__What you need to do__:
From the line with "Convert this chart to Apache ECharts code." to the line with "for (let y = 1961;", both included, repeat each line exactly and leave out the pictures.

=== Task material ===

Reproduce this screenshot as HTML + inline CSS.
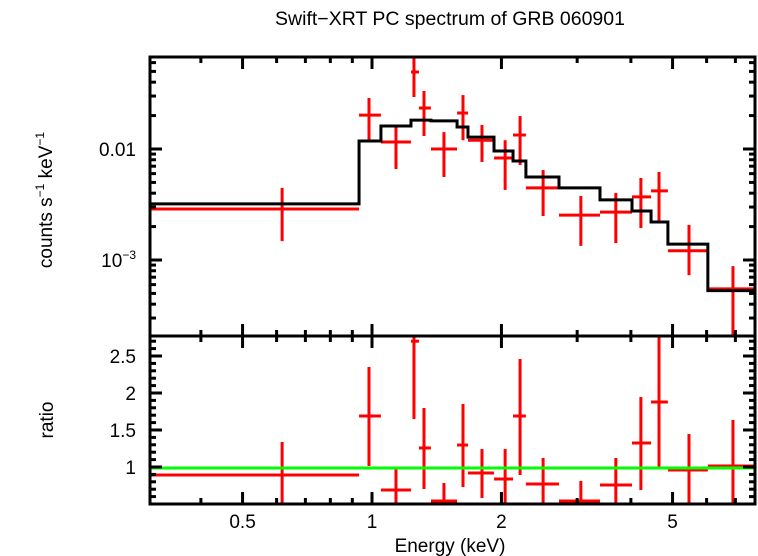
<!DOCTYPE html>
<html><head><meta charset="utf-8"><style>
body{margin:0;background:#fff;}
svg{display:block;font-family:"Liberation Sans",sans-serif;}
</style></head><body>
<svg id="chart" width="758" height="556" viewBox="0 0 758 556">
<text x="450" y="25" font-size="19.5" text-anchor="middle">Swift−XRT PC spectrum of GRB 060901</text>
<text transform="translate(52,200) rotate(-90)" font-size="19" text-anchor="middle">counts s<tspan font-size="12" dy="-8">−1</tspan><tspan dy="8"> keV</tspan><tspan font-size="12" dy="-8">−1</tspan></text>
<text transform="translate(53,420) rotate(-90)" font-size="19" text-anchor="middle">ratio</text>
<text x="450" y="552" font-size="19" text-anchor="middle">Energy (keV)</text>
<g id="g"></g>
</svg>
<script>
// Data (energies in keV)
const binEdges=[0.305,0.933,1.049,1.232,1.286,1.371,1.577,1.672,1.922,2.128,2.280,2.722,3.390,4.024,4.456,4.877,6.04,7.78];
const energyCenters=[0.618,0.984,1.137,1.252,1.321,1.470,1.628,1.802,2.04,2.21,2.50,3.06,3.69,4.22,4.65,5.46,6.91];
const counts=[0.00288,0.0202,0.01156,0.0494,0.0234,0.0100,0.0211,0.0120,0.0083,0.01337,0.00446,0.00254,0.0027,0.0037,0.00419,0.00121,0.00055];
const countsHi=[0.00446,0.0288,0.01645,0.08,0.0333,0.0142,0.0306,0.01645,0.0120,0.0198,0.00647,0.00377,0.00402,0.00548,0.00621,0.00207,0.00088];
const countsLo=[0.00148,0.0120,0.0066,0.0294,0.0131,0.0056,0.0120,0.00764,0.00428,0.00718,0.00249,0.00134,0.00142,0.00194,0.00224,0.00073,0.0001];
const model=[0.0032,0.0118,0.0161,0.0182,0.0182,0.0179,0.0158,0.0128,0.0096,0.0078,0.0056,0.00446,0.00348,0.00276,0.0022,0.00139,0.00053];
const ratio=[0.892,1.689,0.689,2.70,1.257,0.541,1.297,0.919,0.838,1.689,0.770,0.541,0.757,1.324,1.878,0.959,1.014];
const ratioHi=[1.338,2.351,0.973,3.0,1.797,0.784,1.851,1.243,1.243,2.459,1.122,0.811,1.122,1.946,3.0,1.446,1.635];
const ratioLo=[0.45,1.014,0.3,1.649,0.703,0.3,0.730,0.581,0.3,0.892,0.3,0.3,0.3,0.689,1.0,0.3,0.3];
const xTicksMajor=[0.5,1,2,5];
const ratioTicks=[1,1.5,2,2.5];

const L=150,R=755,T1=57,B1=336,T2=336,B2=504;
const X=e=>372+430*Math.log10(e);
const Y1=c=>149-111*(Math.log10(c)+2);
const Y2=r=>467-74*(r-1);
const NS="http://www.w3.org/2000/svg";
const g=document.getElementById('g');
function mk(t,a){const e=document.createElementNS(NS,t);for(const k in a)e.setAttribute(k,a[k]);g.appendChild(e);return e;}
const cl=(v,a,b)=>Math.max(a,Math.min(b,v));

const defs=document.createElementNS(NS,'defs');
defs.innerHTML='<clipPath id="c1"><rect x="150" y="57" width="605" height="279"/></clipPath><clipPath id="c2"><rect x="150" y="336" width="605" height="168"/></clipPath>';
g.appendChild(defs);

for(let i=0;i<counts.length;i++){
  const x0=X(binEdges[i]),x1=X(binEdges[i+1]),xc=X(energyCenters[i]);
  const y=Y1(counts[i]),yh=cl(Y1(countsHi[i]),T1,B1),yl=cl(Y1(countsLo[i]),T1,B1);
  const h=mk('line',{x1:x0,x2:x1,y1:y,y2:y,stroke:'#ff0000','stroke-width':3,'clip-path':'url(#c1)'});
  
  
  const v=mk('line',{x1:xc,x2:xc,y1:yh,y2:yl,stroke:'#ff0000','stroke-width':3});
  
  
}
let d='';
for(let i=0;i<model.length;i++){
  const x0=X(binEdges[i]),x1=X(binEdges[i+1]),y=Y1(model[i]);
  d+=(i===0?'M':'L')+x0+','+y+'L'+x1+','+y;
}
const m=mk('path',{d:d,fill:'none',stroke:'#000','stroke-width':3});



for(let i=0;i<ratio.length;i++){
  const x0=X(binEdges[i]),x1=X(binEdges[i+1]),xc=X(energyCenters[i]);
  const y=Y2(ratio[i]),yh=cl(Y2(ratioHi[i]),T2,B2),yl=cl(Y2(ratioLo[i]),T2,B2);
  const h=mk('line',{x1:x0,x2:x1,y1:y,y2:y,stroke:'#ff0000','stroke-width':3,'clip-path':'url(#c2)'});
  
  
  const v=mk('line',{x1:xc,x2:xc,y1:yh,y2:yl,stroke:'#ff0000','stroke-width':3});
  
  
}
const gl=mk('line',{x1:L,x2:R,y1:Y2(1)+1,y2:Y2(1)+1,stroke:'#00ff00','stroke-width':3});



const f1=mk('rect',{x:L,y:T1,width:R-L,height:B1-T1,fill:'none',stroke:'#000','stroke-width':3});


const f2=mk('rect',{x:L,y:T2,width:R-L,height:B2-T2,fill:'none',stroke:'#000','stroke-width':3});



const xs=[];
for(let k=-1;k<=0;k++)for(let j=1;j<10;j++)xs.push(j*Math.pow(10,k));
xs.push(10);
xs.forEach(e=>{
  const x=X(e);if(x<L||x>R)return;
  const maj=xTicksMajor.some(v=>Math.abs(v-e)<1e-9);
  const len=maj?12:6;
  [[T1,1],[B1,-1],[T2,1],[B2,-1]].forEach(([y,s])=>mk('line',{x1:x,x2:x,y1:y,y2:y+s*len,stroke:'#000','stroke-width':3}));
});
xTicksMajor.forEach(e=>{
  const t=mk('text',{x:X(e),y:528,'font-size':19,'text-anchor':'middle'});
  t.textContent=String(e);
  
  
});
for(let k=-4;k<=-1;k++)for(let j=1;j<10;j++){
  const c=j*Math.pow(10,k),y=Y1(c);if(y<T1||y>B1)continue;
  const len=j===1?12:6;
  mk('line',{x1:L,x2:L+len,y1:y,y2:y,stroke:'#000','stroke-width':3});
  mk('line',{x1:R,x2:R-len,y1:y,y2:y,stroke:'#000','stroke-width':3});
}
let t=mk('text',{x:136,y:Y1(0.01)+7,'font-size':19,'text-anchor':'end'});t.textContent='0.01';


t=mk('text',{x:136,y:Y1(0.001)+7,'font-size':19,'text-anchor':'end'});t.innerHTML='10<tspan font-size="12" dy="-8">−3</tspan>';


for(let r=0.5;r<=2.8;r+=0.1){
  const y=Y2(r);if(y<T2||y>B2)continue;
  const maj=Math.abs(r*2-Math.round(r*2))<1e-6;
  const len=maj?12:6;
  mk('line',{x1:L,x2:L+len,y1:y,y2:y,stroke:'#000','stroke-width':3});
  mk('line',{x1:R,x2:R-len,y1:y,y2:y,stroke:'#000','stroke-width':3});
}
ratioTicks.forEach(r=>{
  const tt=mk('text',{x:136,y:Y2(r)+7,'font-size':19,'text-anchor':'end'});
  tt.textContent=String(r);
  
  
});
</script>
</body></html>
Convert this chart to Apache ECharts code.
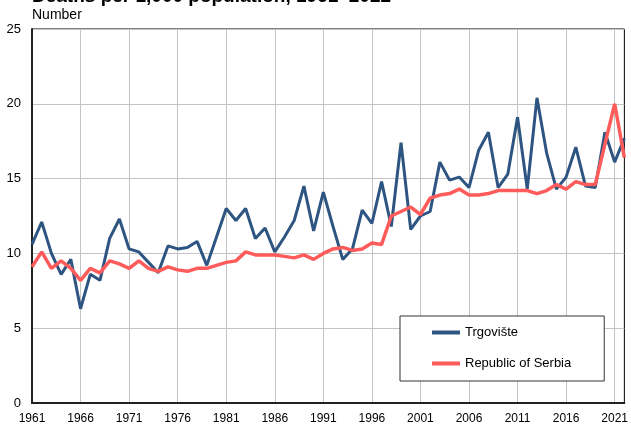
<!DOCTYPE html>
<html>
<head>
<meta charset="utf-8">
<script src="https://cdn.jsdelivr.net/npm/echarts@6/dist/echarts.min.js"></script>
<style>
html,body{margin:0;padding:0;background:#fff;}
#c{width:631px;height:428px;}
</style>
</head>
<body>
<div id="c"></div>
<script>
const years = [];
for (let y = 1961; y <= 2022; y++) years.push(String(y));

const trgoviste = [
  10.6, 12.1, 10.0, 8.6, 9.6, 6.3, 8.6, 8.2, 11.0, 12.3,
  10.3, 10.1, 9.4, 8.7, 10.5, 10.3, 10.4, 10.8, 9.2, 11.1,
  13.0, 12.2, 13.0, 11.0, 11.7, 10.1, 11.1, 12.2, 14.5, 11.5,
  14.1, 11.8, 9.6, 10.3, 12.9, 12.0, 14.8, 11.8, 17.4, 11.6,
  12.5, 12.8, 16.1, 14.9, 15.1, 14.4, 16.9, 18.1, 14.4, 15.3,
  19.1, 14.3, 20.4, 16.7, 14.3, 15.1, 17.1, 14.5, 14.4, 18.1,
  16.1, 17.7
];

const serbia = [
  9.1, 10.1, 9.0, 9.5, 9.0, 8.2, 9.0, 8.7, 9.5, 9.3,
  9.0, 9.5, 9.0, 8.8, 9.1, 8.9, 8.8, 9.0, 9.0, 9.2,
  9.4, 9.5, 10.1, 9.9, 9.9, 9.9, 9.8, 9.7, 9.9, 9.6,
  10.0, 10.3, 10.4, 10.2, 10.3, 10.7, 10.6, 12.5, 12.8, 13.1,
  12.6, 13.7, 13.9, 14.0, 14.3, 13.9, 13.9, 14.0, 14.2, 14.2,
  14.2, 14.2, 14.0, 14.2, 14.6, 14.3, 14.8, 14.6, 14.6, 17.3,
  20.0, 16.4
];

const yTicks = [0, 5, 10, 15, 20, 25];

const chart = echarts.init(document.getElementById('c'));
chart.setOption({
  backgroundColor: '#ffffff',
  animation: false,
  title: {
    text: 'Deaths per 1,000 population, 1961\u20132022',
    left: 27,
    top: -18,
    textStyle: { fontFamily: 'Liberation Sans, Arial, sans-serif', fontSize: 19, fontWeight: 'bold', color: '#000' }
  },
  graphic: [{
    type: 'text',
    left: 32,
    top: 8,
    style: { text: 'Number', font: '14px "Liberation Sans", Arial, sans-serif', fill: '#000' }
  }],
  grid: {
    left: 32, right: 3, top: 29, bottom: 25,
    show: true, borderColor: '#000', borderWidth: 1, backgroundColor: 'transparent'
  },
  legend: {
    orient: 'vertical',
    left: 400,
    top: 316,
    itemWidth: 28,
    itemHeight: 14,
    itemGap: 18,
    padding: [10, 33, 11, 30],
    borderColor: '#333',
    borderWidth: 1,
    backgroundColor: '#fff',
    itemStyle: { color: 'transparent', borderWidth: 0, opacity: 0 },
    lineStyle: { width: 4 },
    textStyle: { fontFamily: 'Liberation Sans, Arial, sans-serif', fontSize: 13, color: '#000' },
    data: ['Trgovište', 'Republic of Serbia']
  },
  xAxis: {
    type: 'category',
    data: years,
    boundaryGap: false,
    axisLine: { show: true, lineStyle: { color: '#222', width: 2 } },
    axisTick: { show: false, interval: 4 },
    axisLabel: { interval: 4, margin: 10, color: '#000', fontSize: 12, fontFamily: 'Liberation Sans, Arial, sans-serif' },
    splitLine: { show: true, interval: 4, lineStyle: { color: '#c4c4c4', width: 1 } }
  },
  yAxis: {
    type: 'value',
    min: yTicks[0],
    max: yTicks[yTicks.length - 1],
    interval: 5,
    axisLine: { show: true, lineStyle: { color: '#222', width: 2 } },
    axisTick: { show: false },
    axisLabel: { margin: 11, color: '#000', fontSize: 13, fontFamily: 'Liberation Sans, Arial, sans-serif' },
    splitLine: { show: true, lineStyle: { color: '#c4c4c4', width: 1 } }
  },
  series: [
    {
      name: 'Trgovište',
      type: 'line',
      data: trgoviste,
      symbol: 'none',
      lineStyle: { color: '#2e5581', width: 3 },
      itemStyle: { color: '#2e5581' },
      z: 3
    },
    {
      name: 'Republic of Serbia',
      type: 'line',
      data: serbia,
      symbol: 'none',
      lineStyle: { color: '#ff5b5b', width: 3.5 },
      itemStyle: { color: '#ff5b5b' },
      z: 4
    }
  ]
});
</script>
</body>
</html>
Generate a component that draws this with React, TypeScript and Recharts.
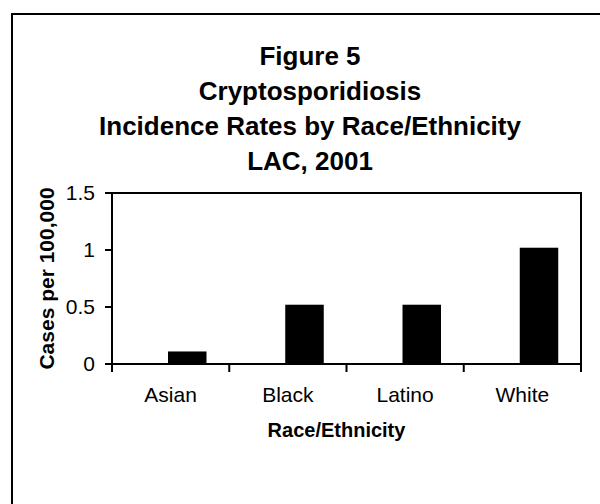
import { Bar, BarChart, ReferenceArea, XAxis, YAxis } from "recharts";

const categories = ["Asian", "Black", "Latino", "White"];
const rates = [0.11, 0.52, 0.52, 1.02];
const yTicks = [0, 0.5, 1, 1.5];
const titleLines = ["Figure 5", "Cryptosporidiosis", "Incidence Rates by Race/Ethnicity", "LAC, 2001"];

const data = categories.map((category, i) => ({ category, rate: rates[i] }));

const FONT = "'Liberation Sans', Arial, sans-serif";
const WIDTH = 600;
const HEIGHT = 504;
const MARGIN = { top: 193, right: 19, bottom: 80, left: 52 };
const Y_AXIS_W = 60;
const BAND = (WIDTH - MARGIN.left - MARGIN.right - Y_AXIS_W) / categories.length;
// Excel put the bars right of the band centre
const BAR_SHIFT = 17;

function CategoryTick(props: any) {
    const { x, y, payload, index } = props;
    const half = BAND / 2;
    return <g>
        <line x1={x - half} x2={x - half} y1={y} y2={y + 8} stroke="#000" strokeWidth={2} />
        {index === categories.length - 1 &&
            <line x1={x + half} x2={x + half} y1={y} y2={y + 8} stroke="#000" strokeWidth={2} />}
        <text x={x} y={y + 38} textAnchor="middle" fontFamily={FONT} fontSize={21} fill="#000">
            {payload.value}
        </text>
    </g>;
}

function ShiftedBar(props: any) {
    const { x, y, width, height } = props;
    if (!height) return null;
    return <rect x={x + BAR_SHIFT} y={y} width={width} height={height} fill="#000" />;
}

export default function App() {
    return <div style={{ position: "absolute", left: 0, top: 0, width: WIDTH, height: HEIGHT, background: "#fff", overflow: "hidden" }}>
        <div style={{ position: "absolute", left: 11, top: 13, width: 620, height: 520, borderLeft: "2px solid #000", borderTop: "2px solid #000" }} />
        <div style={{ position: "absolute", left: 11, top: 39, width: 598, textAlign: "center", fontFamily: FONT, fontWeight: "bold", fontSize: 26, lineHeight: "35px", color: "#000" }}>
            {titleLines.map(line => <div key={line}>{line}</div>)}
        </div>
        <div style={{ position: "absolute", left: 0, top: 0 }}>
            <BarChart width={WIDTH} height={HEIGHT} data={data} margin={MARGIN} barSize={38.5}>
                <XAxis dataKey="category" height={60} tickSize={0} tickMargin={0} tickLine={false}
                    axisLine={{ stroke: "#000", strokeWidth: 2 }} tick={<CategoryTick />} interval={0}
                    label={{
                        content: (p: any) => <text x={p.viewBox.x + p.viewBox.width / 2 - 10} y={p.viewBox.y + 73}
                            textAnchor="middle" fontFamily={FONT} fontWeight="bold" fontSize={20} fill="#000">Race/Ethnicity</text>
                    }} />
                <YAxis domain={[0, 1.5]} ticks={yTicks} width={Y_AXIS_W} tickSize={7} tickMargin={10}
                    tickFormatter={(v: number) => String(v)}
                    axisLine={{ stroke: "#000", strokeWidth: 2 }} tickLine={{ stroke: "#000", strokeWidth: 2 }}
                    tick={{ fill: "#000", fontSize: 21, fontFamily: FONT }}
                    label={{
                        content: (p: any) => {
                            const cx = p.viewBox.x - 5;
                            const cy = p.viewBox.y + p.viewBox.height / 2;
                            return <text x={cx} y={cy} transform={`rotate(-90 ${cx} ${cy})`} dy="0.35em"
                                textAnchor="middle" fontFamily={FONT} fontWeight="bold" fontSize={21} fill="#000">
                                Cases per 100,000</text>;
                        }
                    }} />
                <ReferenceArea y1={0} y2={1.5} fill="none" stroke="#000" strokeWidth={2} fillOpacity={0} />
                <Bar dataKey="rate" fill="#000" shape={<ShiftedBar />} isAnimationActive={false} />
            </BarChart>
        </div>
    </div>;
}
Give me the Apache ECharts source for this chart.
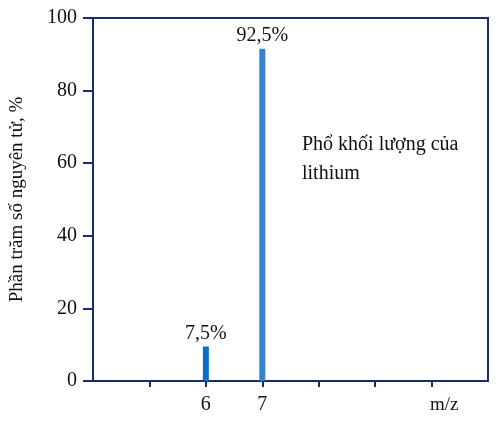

===

__Response to this task__:
Convert this chart to Apache ECharts code.
<!DOCTYPE html>
<html>
<head>
<meta charset="utf-8">
<script src="https://cdn.jsdelivr.net/npm/echarts@6/dist/echarts.min.js"></script>
<style>
html,body{margin:0;padding:0;background:#fff;}
#c{width:631px;height:428px;}
</style>
</head>
<body>
<div id="c"></div>
<script>
const years = [];
for (let y = 1961; y <= 2022; y++) years.push(String(y));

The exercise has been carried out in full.